SET PROBLEM ▸
Reproduce all of the data that follows, character for character.

*** PROVIDED DATA ***

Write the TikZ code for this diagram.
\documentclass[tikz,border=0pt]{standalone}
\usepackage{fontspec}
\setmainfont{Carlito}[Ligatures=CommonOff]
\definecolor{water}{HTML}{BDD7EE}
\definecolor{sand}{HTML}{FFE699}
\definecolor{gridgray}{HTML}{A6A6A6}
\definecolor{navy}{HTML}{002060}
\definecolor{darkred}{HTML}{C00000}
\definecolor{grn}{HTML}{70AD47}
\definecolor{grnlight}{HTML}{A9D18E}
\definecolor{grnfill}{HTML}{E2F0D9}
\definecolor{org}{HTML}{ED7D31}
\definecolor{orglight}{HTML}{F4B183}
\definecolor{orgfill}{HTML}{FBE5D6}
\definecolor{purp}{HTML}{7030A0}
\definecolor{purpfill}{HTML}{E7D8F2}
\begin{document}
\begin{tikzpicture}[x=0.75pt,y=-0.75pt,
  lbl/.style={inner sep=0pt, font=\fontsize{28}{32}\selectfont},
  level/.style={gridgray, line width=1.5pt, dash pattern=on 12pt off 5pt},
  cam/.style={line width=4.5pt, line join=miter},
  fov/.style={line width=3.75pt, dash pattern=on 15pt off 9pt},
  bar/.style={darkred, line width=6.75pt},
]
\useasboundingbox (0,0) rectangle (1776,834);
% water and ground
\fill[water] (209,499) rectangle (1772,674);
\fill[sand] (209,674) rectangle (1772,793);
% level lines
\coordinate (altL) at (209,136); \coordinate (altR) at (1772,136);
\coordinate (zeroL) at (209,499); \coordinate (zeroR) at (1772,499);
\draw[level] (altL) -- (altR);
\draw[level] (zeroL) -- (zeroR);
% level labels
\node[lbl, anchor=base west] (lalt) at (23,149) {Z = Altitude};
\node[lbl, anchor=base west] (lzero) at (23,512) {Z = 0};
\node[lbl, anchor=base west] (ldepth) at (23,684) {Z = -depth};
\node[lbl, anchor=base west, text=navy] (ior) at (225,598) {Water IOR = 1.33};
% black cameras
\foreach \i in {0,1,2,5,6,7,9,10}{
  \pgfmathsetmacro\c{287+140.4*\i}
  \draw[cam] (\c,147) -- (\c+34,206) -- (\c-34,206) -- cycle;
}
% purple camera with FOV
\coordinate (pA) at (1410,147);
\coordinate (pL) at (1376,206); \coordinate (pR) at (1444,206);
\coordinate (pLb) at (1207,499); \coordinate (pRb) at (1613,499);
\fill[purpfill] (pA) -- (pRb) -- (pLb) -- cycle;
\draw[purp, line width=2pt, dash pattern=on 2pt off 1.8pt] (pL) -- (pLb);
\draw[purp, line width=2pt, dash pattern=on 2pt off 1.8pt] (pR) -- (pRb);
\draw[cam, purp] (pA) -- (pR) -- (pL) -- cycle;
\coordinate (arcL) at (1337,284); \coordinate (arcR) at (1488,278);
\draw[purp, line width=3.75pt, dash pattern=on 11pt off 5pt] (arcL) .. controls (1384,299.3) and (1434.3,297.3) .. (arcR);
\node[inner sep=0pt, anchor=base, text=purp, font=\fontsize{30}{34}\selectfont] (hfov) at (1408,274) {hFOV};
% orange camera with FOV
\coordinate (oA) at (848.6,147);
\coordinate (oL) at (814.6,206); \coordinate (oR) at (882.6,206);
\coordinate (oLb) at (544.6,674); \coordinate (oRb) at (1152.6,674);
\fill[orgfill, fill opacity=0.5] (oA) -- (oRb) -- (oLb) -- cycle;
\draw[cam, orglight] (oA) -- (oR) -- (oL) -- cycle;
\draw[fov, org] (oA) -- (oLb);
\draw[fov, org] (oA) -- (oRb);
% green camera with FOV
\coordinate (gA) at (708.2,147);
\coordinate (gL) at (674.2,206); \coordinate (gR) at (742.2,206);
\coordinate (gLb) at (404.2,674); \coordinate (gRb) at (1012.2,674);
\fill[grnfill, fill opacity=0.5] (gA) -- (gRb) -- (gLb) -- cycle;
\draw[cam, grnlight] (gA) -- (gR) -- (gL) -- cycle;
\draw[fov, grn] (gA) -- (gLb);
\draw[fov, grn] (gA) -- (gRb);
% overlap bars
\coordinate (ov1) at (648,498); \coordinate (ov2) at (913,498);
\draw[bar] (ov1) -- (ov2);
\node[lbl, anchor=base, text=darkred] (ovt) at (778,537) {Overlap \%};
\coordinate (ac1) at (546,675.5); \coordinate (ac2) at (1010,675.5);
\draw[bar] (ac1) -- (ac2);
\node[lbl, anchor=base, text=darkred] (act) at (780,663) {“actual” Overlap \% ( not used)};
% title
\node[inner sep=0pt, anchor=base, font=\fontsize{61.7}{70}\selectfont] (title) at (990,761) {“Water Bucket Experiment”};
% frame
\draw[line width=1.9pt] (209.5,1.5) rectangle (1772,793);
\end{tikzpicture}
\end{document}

***

SOLUTION FOR THIS PROBLEM ▸
Write the TikZ code for this diagram.
\documentclass[tikz,border=0pt]{standalone}
\usepackage{fontspec}
\setmainfont{Carlito}[Ligatures=CommonOff]
\definecolor{water}{HTML}{BDD7EE}
\definecolor{sand}{HTML}{FFE699}
\definecolor{gridgray}{HTML}{A6A6A6}
\definecolor{navy}{HTML}{002060}
\definecolor{darkred}{HTML}{C00000}
\definecolor{grn}{HTML}{70AD47}
\definecolor{grnlight}{HTML}{A9D18E}
\definecolor{grnfill}{HTML}{E2F0D9}
\definecolor{org}{HTML}{ED7D31}
\definecolor{orglight}{HTML}{F4B183}
\definecolor{orgfill}{HTML}{FBE5D6}
\definecolor{purp}{HTML}{7030A0}
\definecolor{purpfill}{HTML}{E7D8F2}
\begin{document}
\begin{tikzpicture}[x=0.75pt,y=-0.75pt,
  lbl/.style={inner sep=0pt, font=\fontsize{28}{32}\selectfont},
  level/.style={gridgray, line width=1.5pt, dash pattern=on 12pt off 5pt},
  cam/.style={line width=4.5pt, line join=miter},
  fov/.style={line width=3.75pt, dash pattern=on 15pt off 9pt},
  bar/.style={darkred, line width=6.75pt},
]
\useasboundingbox (0,0) rectangle (1776,834);
% water and ground
\fill[water] (209,499) rectangle (1772,674);
\fill[sand] (209,674) rectangle (1772,793);
% level lines
\coordinate (altL) at (209,136); \coordinate (altR) at (1772,136);
\coordinate (zeroL) at (209,499); \coordinate (zeroR) at (1772,499);
\draw[level] (altL) -- (altR);
\draw[level] (zeroL) -- (zeroR);
% level labels
\node[lbl, anchor=base west] (lalt) at (23,149) {Z = Altitude};
\node[lbl, anchor=base west] (lzero) at (23,512) {Z = 0};
\node[lbl, anchor=base west] (ldepth) at (23,684) {Z = -depth};
\node[lbl, anchor=base west, text=navy] (ior) at (225,598) {Water IOR = 1.33};
% black cameras
\foreach \i in {0,1,2,5,6,7,9,10}{
  \pgfmathsetmacro\c{287+140.4*\i}
  \draw[cam] (\c,147) -- (\c+34,206) -- (\c-34,206) -- cycle;
}
% purple camera with FOV
\coordinate (pA) at (1410,147);
\coordinate (pL) at (1376,206); \coordinate (pR) at (1444,206);
\coordinate (pLb) at (1207,499); \coordinate (pRb) at (1613,499);
\fill[purpfill] (pA) -- (pRb) -- (pLb) -- cycle;
\draw[purp, line width=2pt, dash pattern=on 2pt off 1.8pt] (pL) -- (pLb);
\draw[purp, line width=2pt, dash pattern=on 2pt off 1.8pt] (pR) -- (pRb);
\draw[cam, purp] (pA) -- (pR) -- (pL) -- cycle;
\coordinate (arcL) at (1337,284); \coordinate (arcR) at (1488,278);
\draw[purp, line width=3.75pt, dash pattern=on 11pt off 5pt] (arcL) .. controls (1384,299.3) and (1434.3,297.3) .. (arcR);
\node[inner sep=0pt, anchor=base, text=purp, font=\fontsize{30}{34}\selectfont] (hfov) at (1408,274) {hFOV};
% orange camera with FOV
\coordinate (oA) at (848.6,147);
\coordinate (oL) at (814.6,206); \coordinate (oR) at (882.6,206);
\coordinate (oLb) at (544.6,674); \coordinate (oRb) at (1152.6,674);
\fill[orgfill, fill opacity=0.5] (oA) -- (oRb) -- (oLb) -- cycle;
\draw[cam, orglight] (oA) -- (oR) -- (oL) -- cycle;
\draw[fov, org] (oA) -- (oLb);
\draw[fov, org] (oA) -- (oRb);
% green camera with FOV
\coordinate (gA) at (708.2,147);
\coordinate (gL) at (674.2,206); \coordinate (gR) at (742.2,206);
\coordinate (gLb) at (404.2,674); \coordinate (gRb) at (1012.2,674);
\fill[grnfill, fill opacity=0.5] (gA) -- (gRb) -- (gLb) -- cycle;
\draw[cam, grnlight] (gA) -- (gR) -- (gL) -- cycle;
\draw[fov, grn] (gA) -- (gLb);
\draw[fov, grn] (gA) -- (gRb);
% overlap bars
\coordinate (ov1) at (648,498); \coordinate (ov2) at (913,498);
\draw[bar] (ov1) -- (ov2);
\node[lbl, anchor=base, text=darkred] (ovt) at (778,537) {Overlap \%};
\coordinate (ac1) at (546,675.5); \coordinate (ac2) at (1010,675.5);
\draw[bar] (ac1) -- (ac2);
\node[lbl, anchor=base, text=darkred] (act) at (780,663) {“actual” Overlap \% ( not used)};
% title
\node[inner sep=0pt, anchor=base, font=\fontsize{61.7}{70}\selectfont] (title) at (990,761) {“Water Bucket Experiment”};
% frame
\draw[line width=1.9pt] (209.5,1.5) rectangle (1772,793);
\end{tikzpicture}
\end{document}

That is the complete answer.